Mo. mayor offers $2.5K call taker hiring bonus to reduce 911 hold times
Kansas City Mayor Mayor Quinton Lucas hopes bonus will increase the number of call takers, help city meet national standards for answering 911 calls
By Robert A. Cronkleton
The Kansas City Star
KANSAS CITY, Mo. — During his fifth State of the City Address Wednesday, Mayor Quinton Lucas said he has proposed $2,500 hiring and retention bonuses for all 911 call takers and dispatchers to address the Kansas City Police Department’s lagging 911 hold times problem.
“We have to have call takers who answer 911 when our residents call,” Lucas said. He also proposed the incentive be applied to other civilian employees of the police department. Lucas is also proposing pay raises for all Kansas City police officers and a 30% bump in the starting salaries for new officers.

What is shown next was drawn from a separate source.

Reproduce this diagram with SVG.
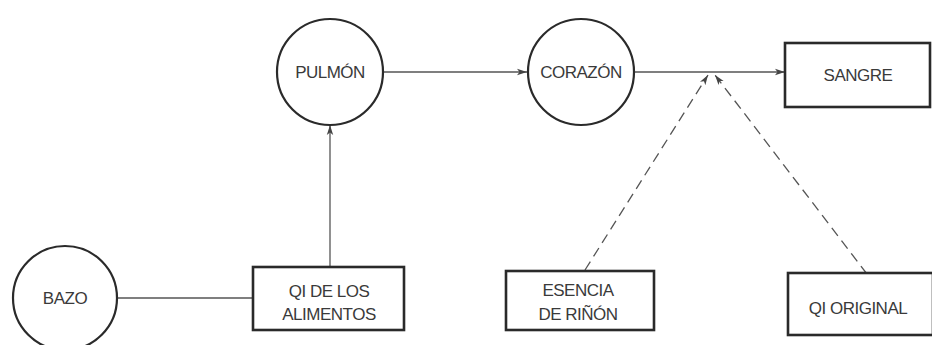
<svg xmlns="http://www.w3.org/2000/svg" width="932" height="345" viewBox="0 0 932 345">
<style>
.node{fill:#fff;stroke:#2a2a2a;stroke-width:2.2}
.box{fill:#fff;stroke:#2a2a2a;stroke-width:2.6}
.lbl{font-family:"Liberation Sans",Arial,sans-serif;font-size:17px;fill:#3a3a3a;text-anchor:middle;letter-spacing:-0.5px}
.con{fill:none;stroke:#555;stroke-width:1.3}
.dash{stroke-dasharray:10 6}
</style>
<defs>
<marker id="ah" viewBox="0 0 10 8" refX="10" refY="4" markerWidth="10" markerHeight="8" markerUnits="userSpaceOnUse" orient="auto">
<path d="M0,0.8 L10,4 L0,7.2 L2.5,4 Z" fill="#444"/>
</marker>
</defs>
<g id="connectors">
<line class="con" x1="117" y1="298" x2="253" y2="298"/>
<line class="con" x1="330" y1="267" x2="330" y2="125" marker-end="url(#ah)"/>
<line class="con" x1="383" y1="72" x2="527" y2="72" marker-end="url(#ah)"/>
<line class="con" x1="634" y1="72" x2="785" y2="72" marker-end="url(#ah)"/>
<line class="con dash" x1="585" y1="270" x2="708" y2="75" marker-end="url(#ah)"/>
<line class="con dash" x1="867" y1="274" x2="715" y2="75" marker-end="url(#ah)"/>
</g>
<g id="bazo">
<circle class="node" cx="65" cy="298" r="52"/>
<text class="lbl" x="65" y="304">BAZO</text>
</g>
<g id="qi-alimentos">
<rect class="box" x="253" y="267" width="151" height="63"/>
<text class="lbl" x="329" y="297">QI DE LOS</text>
<text class="lbl" x="329" y="320">ALIMENTOS</text>
</g>
<g id="pulmon">
<circle class="node" cx="330" cy="72" r="53"/>
<text class="lbl" x="330" y="78">PULMÓN</text>
</g>
<g id="corazon">
<circle class="node" cx="581" cy="72" r="53"/>
<text class="lbl" x="581" y="78">CORAZÓN</text>
</g>
<g id="sangre">
<rect class="box" x="785" y="43" width="145" height="64"/>
<text class="lbl" x="858" y="81">SANGRE</text>
</g>
<g id="esencia-rinon">
<rect class="box" x="506" y="271" width="148" height="59"/>
<text class="lbl" x="578" y="296">ESENCIA</text>
<text class="lbl" x="578" y="320">DE RIÑÓN</text>
</g>
<g id="qi-original">
<rect class="box" x="788" y="273" width="145" height="62"/>
<text class="lbl" x="858" y="314">QI ORIGINAL</text>
</g>
</svg>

In a story published online Tuesday, The Star reported the Kansas City Police Department is the only public safety agency in the metro area that fails to meet national standards when it comes to answering 911 calls, and questioned whether higher pay may be a solution.
The 911 hold times problem isn’t new, and the department has long explained staffing problems and high call volume have led to the delays. Its communications unit has had dozens of unfilled positions for months and has been talking about the problem for years.

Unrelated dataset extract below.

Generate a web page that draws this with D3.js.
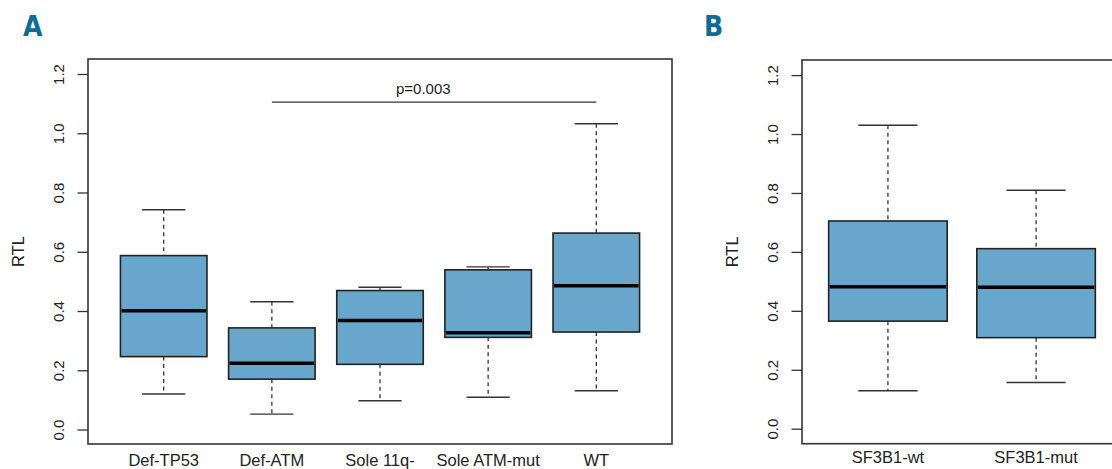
<!DOCTYPE html>
<html>
<head>
<meta charset="utf-8">
<script src="https://cdn.jsdelivr.net/npm/d3@7"></script>
<style>
  body { margin: 0; background: #fff; }
  text { font-family: "Liberation Sans", Arial, sans-serif; fill: #222; }
  .panel-label { font-family: "Liberation Sans Narrow", "DejaVu Sans Condensed", sans-serif; font-weight: bold; fill: #0b6d96; }
</style>
</head>
<body>
<script>
// panel A data (five-number summaries)
let groupsA = ["Def-TP53", "Def-ATM", "Sole 11q-", "Sole ATM-mut", "WT"]
let lowA  = [0.120, 0.052, 0.097, 0.109, 0.131]
let q1A   = [0.246, 0.170, 0.220, 0.311, 0.329]
let medA  = [0.401, 0.224, 0.368, 0.327, 0.485]
let q3A   = [0.587, 0.343, 0.469, 0.539, 0.663]
let highA = [0.742, 0.431, 0.480, 0.549, 1.032]

// panel B data
let groupsB = ["SF3B1-wt", "SF3B1-mut"]
let lowB  = [0.129, 0.157]
let q1B   = [0.365, 0.309]
let medB  = [0.482, 0.480]
let q3B   = [0.705, 0.611]
let highB = [1.030, 0.809]

let yTicks = [0.0, 0.2, 0.4, 0.6, 0.8, 1.0, 1.2]
let pValueText = "p=0.003"
let pValueY = 1.105
let pFrom = 2, pTo = 5

let svgWidth = 1112
let svgHeight = 469
let boxFill = "#68a6cc"

let svg = d3.select("body")
    .append("svg")
    .attr("width", svgWidth)
    .attr("height", svgHeight)

function boxPanel(opt) {
    let g = svg.append("g")
    let n = opt.groups.length
    // R style: 0.5..n+0.5 extended by 4%
    let ext = n * 0.04
    let x = d3.scaleLinear()
        .domain([0.5 - ext, n + 0.5 + ext])
        .range([opt.left, opt.right])
    let y = d3.scaleLinear()
        .domain([0, 1.2])
        .range([opt.y0, opt.y12])

    let boxW = x(1.8) - x(1)
    let capW = boxW / 2

    // frame
    g.append("rect")
        .attr("x", opt.left)
        .attr("y", opt.top)
        .attr("width", opt.right - opt.left)
        .attr("height", opt.bottom - opt.top)
        .attr("fill", "none")
        .attr("stroke", "#333")
        .attr("stroke-width", 1.6)

    // y axis
    let yAxis = d3.axisLeft(y)
        .tickValues(yTicks)
        .tickFormat(d3.format(".1f"))
        .tickSize(10.5)
        .tickSizeOuter(0)
    let ax = g.append("g")
        .attr("transform", "translate(" + opt.left + ",0)")
        .call(yAxis)
    ax.select(".domain").remove()
    ax.selectAll(".tick line").attr("stroke", "#333").attr("stroke-width", 1.3)
    ax.selectAll(".tick text")
        .attr("x", null).attr("dy", null)
        .attr("transform", "translate(" + (opt.tickLabelX - opt.left) + ",0) rotate(-90)")
        .attr("text-anchor", "middle")
        .style("font-size", "15px")
        .style("font-family", "'Liberation Sans', Arial, sans-serif")
        .attr("fill", "#222")

    // y title
    g.append("text")
        .attr("transform", "translate(" + opt.titleX + "," + ((opt.top + opt.bottom) / 2) + ") rotate(-90)")
        .attr("text-anchor", "middle")
        .style("font-size", "16.5px")
        .text("RTL")

    // x labels
    g.selectAll(".xlab")
        .data(opt.groups)
        .enter().append("text")
        .attr("class", "xlab")
        .attr("x", (d, i) => x(i + 1))
        .attr("y", opt.xLabelY)
        .attr("text-anchor", "middle")
        .style("font-size", "16.5px")
        .text(d => d)

    let idx = d3.range(n)
    let boxes = g.selectAll(".box")
        .data(idx)
        .enter().append("g")
        .attr("class", "box")

    // whiskers
    boxes.append("line")
        .attr("x1", i => x(i + 1)).attr("x2", i => x(i + 1))
        .attr("y1", i => y(opt.high[i])).attr("y2", i => y(opt.q3[i]))
        .attr("stroke", "#333").attr("stroke-width", 1.3)
        .attr("stroke-dasharray", "4,3.5")
    boxes.append("line")
        .attr("x1", i => x(i + 1)).attr("x2", i => x(i + 1))
        .attr("y1", i => y(opt.q1[i])).attr("y2", i => y(opt.low[i]))
        .attr("stroke", "#333").attr("stroke-width", 1.3)
        .attr("stroke-dasharray", "4,3.5")
    // caps
    boxes.append("line")
        .attr("x1", i => x(i + 1) - capW / 2).attr("x2", i => x(i + 1) + capW / 2)
        .attr("y1", i => y(opt.high[i])).attr("y2", i => y(opt.high[i]))
        .attr("stroke", "#333").attr("stroke-width", 1.4)
    boxes.append("line")
        .attr("x1", i => x(i + 1) - capW / 2).attr("x2", i => x(i + 1) + capW / 2)
        .attr("y1", i => y(opt.low[i])).attr("y2", i => y(opt.low[i]))
        .attr("stroke", "#333").attr("stroke-width", 1.4)
    // box
    boxes.append("rect")
        .attr("x", i => x(i + 1) - boxW / 2)
        .attr("y", i => y(opt.q3[i]))
        .attr("width", boxW)
        .attr("height", i => y(opt.q1[i]) - y(opt.q3[i]))
        .attr("fill", boxFill)
        .attr("stroke", "#222")
        .attr("stroke-width", 1.6)
    // median
    boxes.append("line")
        .attr("x1", i => x(i + 1) - boxW / 2 + 1).attr("x2", i => x(i + 1) + boxW / 2 - 1)
        .attr("y1", i => y(opt.med[i])).attr("y2", i => y(opt.med[i]))
        .attr("stroke", "#000").attr("stroke-width", 3.5)

    // panel letter
    svg.append("text")
        .attr("class", "panel-label")
        .attr("x", opt.letterX)
        .attr("y", 36)
        .style("font-size", "28px")
        .text(opt.letter)

    return { x: x, y: y, g: g }
}

let pA = boxPanel({
    letter: "A", letterX: 23,
    groups: groupsA, low: lowA, q1: q1A, med: medA, q3: q3A, high: highA,
    left: 88, right: 672, top: 59, bottom: 444,
    y0: 429.5, y12: 74,
    tickLabelX: 64, titleX: 24, xLabelY: 466
})

let pB = boxPanel({
    letter: "B", letterX: 704,
    groups: groupsB, low: lowB, q1: q1B, med: medB, q3: q3B, high: highB,
    left: 802, right: 1122, top: 60, bottom: 443.7,
    y0: 428.7, y12: 75.1,
    tickLabelX: 778, titleX: 738, xLabelY: 462.5
})

// significance bar in panel A
pA.g.append("line")
    .attr("x1", pA.x(pFrom)).attr("x2", pA.x(pTo))
    .attr("y1", pA.y(pValueY)).attr("y2", pA.y(pValueY))
    .attr("stroke", "#333").attr("stroke-width", 1.4)
pA.g.append("text")
    .attr("x", pA.x(3.4))
    .attr("y", pA.y(pValueY) - 8)
    .attr("text-anchor", "middle")
    .style("font-size", "15px")
    .text(pValueText)
</script>
</body>
</html>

To understand how the staffing problem might be influenced by the starting pay offered to employees answering 911 calls, The Star reached out to several of the larger public safety agencies in the regional 911 system to compare pay with the Kansas City Police Department.
Kansas City, at $20.48 an hour, fell on the lower end of starting salaries among the public safety agencies The Star asked for information. That’s despite the fact that Kansas City has the largest call volume.
“I also call on my colleagues charged with managing the police department, those appointed by the Governor to the Board of Police Commissioners, to expeditiously complete the salary review of all positions and adjust 911 call taker and dispatcher salaries to among the top in our region, as we are proposing today with police officers, so that no one, ever in the future has to wait on hold when calling 911 and facing potentially one of the greatest emergencies in their lives,” Lucas said.
This comes as Kansas City’s 911 problem has continued to worsen.
National groups encourage 90% of calls to be answered within 15 seconds and 95% answered within 20 seconds.
In May, just under 41% of Kansas City’s 911 calls, or two out of five, were answered in 15 seconds, according to the Mid-America Regional Council.
In December, the latest month available, fewer than 63% of 911 calls handled by the Police Department were answered within 15 seconds.
In contrast, every other agency in the regional 911 system met the national standards in December.
The budget will be formally presented to the City Council on Thursday.